Written exercise: Output the material beneath exactly, leaving nothing out.

Data lines:
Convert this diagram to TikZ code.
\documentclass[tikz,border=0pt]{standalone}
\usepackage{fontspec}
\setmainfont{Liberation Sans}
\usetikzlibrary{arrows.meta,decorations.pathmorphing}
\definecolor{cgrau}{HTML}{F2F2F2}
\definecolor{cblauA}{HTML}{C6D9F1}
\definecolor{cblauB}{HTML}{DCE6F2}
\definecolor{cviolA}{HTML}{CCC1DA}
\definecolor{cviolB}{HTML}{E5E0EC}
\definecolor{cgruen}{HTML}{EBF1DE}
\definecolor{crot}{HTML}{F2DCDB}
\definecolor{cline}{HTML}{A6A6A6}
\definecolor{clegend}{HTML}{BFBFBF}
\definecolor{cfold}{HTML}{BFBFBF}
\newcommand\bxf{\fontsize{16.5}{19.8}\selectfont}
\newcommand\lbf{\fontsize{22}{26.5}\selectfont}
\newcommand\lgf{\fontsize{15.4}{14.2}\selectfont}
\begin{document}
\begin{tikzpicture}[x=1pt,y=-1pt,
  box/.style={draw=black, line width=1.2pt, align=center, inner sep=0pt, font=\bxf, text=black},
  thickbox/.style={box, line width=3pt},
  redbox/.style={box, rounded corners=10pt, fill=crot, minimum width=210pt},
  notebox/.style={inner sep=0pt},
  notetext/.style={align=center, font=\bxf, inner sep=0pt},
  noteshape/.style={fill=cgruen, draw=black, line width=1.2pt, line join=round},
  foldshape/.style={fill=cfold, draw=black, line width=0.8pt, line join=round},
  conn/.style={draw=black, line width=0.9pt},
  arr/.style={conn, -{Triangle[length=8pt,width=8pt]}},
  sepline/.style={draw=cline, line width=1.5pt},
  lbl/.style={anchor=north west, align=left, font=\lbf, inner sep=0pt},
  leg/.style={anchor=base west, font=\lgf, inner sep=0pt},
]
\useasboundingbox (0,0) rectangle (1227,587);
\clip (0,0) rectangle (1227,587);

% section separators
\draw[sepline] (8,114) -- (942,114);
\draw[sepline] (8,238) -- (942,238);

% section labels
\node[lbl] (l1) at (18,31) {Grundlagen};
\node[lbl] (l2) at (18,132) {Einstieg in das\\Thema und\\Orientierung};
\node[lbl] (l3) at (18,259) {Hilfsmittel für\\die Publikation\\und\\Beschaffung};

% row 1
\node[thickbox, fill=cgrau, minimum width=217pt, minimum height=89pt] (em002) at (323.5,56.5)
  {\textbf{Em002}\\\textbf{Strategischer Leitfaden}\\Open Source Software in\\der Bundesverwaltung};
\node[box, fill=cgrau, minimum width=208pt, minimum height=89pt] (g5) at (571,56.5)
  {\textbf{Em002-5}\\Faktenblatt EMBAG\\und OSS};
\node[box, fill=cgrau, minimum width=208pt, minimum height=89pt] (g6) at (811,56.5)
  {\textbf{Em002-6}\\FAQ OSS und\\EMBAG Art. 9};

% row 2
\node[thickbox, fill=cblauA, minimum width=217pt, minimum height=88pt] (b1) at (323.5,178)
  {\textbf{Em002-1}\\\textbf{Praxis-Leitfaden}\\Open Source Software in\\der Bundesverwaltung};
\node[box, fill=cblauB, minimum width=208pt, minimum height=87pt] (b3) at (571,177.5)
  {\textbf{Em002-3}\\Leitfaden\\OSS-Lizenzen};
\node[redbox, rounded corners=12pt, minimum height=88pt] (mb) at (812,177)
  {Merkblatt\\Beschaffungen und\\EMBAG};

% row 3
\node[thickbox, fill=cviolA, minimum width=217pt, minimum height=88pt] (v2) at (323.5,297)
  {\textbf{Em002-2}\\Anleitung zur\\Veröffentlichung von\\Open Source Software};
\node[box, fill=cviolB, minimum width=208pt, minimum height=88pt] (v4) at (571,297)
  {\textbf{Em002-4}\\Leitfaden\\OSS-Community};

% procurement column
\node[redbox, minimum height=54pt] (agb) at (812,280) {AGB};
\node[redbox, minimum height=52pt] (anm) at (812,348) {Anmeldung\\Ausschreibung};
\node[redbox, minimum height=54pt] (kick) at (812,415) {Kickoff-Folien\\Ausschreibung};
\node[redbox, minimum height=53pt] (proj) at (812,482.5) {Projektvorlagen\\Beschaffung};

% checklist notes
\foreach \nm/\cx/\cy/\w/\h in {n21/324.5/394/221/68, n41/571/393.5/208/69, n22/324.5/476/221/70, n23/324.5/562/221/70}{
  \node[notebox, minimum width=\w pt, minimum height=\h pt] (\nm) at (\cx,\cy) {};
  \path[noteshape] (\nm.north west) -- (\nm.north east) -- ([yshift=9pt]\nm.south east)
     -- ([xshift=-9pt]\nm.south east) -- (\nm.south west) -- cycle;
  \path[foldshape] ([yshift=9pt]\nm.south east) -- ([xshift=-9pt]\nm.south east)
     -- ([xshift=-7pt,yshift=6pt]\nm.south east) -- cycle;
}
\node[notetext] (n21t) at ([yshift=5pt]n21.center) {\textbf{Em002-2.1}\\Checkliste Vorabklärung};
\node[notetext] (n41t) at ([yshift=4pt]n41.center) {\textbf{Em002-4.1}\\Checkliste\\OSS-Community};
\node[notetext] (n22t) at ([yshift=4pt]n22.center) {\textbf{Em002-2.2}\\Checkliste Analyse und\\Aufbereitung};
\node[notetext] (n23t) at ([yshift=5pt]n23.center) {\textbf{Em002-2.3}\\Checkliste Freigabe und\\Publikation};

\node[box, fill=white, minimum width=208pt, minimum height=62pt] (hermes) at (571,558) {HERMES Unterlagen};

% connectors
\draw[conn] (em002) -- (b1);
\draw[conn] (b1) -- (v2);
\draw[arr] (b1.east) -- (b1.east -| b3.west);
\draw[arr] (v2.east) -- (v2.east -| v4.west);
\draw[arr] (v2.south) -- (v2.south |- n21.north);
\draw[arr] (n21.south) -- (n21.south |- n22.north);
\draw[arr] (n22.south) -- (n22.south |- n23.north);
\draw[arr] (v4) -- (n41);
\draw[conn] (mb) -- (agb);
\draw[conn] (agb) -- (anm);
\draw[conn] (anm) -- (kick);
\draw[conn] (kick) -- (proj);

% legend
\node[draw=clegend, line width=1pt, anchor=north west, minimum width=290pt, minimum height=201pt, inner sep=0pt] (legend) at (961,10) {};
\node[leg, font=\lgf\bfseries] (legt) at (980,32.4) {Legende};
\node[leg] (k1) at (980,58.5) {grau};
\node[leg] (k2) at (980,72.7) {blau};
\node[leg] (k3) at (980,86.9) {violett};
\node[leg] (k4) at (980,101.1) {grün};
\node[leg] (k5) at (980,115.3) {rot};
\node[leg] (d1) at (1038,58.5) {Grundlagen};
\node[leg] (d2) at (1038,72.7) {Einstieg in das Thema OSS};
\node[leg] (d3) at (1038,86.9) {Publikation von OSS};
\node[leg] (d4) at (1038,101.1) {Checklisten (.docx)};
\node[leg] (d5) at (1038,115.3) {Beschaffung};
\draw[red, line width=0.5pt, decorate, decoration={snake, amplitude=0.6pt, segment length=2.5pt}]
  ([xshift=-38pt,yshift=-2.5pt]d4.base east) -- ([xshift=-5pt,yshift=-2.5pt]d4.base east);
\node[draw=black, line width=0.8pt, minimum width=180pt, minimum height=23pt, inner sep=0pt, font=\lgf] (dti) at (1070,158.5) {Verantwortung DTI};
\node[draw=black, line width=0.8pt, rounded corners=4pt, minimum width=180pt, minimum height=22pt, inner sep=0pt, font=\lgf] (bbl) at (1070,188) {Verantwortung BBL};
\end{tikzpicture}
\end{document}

Correct response:
Convert this diagram to TikZ code.
\documentclass[tikz,border=0pt]{standalone}
\usepackage{fontspec}
\setmainfont{Liberation Sans}
\usetikzlibrary{arrows.meta,decorations.pathmorphing}
\definecolor{cgrau}{HTML}{F2F2F2}
\definecolor{cblauA}{HTML}{C6D9F1}
\definecolor{cblauB}{HTML}{DCE6F2}
\definecolor{cviolA}{HTML}{CCC1DA}
\definecolor{cviolB}{HTML}{E5E0EC}
\definecolor{cgruen}{HTML}{EBF1DE}
\definecolor{crot}{HTML}{F2DCDB}
\definecolor{cline}{HTML}{A6A6A6}
\definecolor{clegend}{HTML}{BFBFBF}
\definecolor{cfold}{HTML}{BFBFBF}
\newcommand\bxf{\fontsize{16.5}{19.8}\selectfont}
\newcommand\lbf{\fontsize{22}{26.5}\selectfont}
\newcommand\lgf{\fontsize{15.4}{14.2}\selectfont}
\begin{document}
\begin{tikzpicture}[x=1pt,y=-1pt,
  box/.style={draw=black, line width=1.2pt, align=center, inner sep=0pt, font=\bxf, text=black},
  thickbox/.style={box, line width=3pt},
  redbox/.style={box, rounded corners=10pt, fill=crot, minimum width=210pt},
  notebox/.style={inner sep=0pt},
  notetext/.style={align=center, font=\bxf, inner sep=0pt},
  noteshape/.style={fill=cgruen, draw=black, line width=1.2pt, line join=round},
  foldshape/.style={fill=cfold, draw=black, line width=0.8pt, line join=round},
  conn/.style={draw=black, line width=0.9pt},
  arr/.style={conn, -{Triangle[length=8pt,width=8pt]}},
  sepline/.style={draw=cline, line width=1.5pt},
  lbl/.style={anchor=north west, align=left, font=\lbf, inner sep=0pt},
  leg/.style={anchor=base west, font=\lgf, inner sep=0pt},
]
\useasboundingbox (0,0) rectangle (1227,587);
\clip (0,0) rectangle (1227,587);

% section separators
\draw[sepline] (8,114) -- (942,114);
\draw[sepline] (8,238) -- (942,238);

% section labels
\node[lbl] (l1) at (18,31) {Grundlagen};
\node[lbl] (l2) at (18,132) {Einstieg in das\\Thema und\\Orientierung};
\node[lbl] (l3) at (18,259) {Hilfsmittel für\\die Publikation\\und\\Beschaffung};

% row 1
\node[thickbox, fill=cgrau, minimum width=217pt, minimum height=89pt] (em002) at (323.5,56.5)
  {\textbf{Em002}\\\textbf{Strategischer Leitfaden}\\Open Source Software in\\der Bundesverwaltung};
\node[box, fill=cgrau, minimum width=208pt, minimum height=89pt] (g5) at (571,56.5)
  {\textbf{Em002-5}\\Faktenblatt EMBAG\\und OSS};
\node[box, fill=cgrau, minimum width=208pt, minimum height=89pt] (g6) at (811,56.5)
  {\textbf{Em002-6}\\FAQ OSS und\\EMBAG Art. 9};

% row 2
\node[thickbox, fill=cblauA, minimum width=217pt, minimum height=88pt] (b1) at (323.5,178)
  {\textbf{Em002-1}\\\textbf{Praxis-Leitfaden}\\Open Source Software in\\der Bundesverwaltung};
\node[box, fill=cblauB, minimum width=208pt, minimum height=87pt] (b3) at (571,177.5)
  {\textbf{Em002-3}\\Leitfaden\\OSS-Lizenzen};
\node[redbox, rounded corners=12pt, minimum height=88pt] (mb) at (812,177)
  {Merkblatt\\Beschaffungen und\\EMBAG};

% row 3
\node[thickbox, fill=cviolA, minimum width=217pt, minimum height=88pt] (v2) at (323.5,297)
  {\textbf{Em002-2}\\Anleitung zur\\Veröffentlichung von\\Open Source Software};
\node[box, fill=cviolB, minimum width=208pt, minimum height=88pt] (v4) at (571,297)
  {\textbf{Em002-4}\\Leitfaden\\OSS-Community};

% procurement column
\node[redbox, minimum height=54pt] (agb) at (812,280) {AGB};
\node[redbox, minimum height=52pt] (anm) at (812,348) {Anmeldung\\Ausschreibung};
\node[redbox, minimum height=54pt] (kick) at (812,415) {Kickoff-Folien\\Ausschreibung};
\node[redbox, minimum height=53pt] (proj) at (812,482.5) {Projektvorlagen\\Beschaffung};

% checklist notes
\foreach \nm/\cx/\cy/\w/\h in {n21/324.5/394/221/68, n41/571/393.5/208/69, n22/324.5/476/221/70, n23/324.5/562/221/70}{
  \node[notebox, minimum width=\w pt, minimum height=\h pt] (\nm) at (\cx,\cy) {};
  \path[noteshape] (\nm.north west) -- (\nm.north east) -- ([yshift=9pt]\nm.south east)
     -- ([xshift=-9pt]\nm.south east) -- (\nm.south west) -- cycle;
  \path[foldshape] ([yshift=9pt]\nm.south east) -- ([xshift=-9pt]\nm.south east)
     -- ([xshift=-7pt,yshift=6pt]\nm.south east) -- cycle;
}
\node[notetext] (n21t) at ([yshift=5pt]n21.center) {\textbf{Em002-2.1}\\Checkliste Vorabklärung};
\node[notetext] (n41t) at ([yshift=4pt]n41.center) {\textbf{Em002-4.1}\\Checkliste\\OSS-Community};
\node[notetext] (n22t) at ([yshift=4pt]n22.center) {\textbf{Em002-2.2}\\Checkliste Analyse und\\Aufbereitung};
\node[notetext] (n23t) at ([yshift=5pt]n23.center) {\textbf{Em002-2.3}\\Checkliste Freigabe und\\Publikation};

\node[box, fill=white, minimum width=208pt, minimum height=62pt] (hermes) at (571,558) {HERMES Unterlagen};

% connectors
\draw[conn] (em002) -- (b1);
\draw[conn] (b1) -- (v2);
\draw[arr] (b1.east) -- (b1.east -| b3.west);
\draw[arr] (v2.east) -- (v2.east -| v4.west);
\draw[arr] (v2.south) -- (v2.south |- n21.north);
\draw[arr] (n21.south) -- (n21.south |- n22.north);
\draw[arr] (n22.south) -- (n22.south |- n23.north);
\draw[arr] (v4) -- (n41);
\draw[conn] (mb) -- (agb);
\draw[conn] (agb) -- (anm);
\draw[conn] (anm) -- (kick);
\draw[conn] (kick) -- (proj);

% legend
\node[draw=clegend, line width=1pt, anchor=north west, minimum width=290pt, minimum height=201pt, inner sep=0pt] (legend) at (961,10) {};
\node[leg, font=\lgf\bfseries] (legt) at (980,32.4) {Legende};
\node[leg] (k1) at (980,58.5) {grau};
\node[leg] (k2) at (980,72.7) {blau};
\node[leg] (k3) at (980,86.9) {violett};
\node[leg] (k4) at (980,101.1) {grün};
\node[leg] (k5) at (980,115.3) {rot};
\node[leg] (d1) at (1038,58.5) {Grundlagen};
\node[leg] (d2) at (1038,72.7) {Einstieg in das Thema OSS};
\node[leg] (d3) at (1038,86.9) {Publikation von OSS};
\node[leg] (d4) at (1038,101.1) {Checklisten (.docx)};
\node[leg] (d5) at (1038,115.3) {Beschaffung};
\draw[red, line width=0.5pt, decorate, decoration={snake, amplitude=0.6pt, segment length=2.5pt}]
  ([xshift=-38pt,yshift=-2.5pt]d4.base east) -- ([xshift=-5pt,yshift=-2.5pt]d4.base east);
\node[draw=black, line width=0.8pt, minimum width=180pt, minimum height=23pt, inner sep=0pt, font=\lgf] (dti) at (1070,158.5) {Verantwortung DTI};
\node[draw=black, line width=0.8pt, rounded corners=4pt, minimum width=180pt, minimum height=22pt, inner sep=0pt, font=\lgf] (bbl) at (1070,188) {Verantwortung BBL};
\end{tikzpicture}
\end{document}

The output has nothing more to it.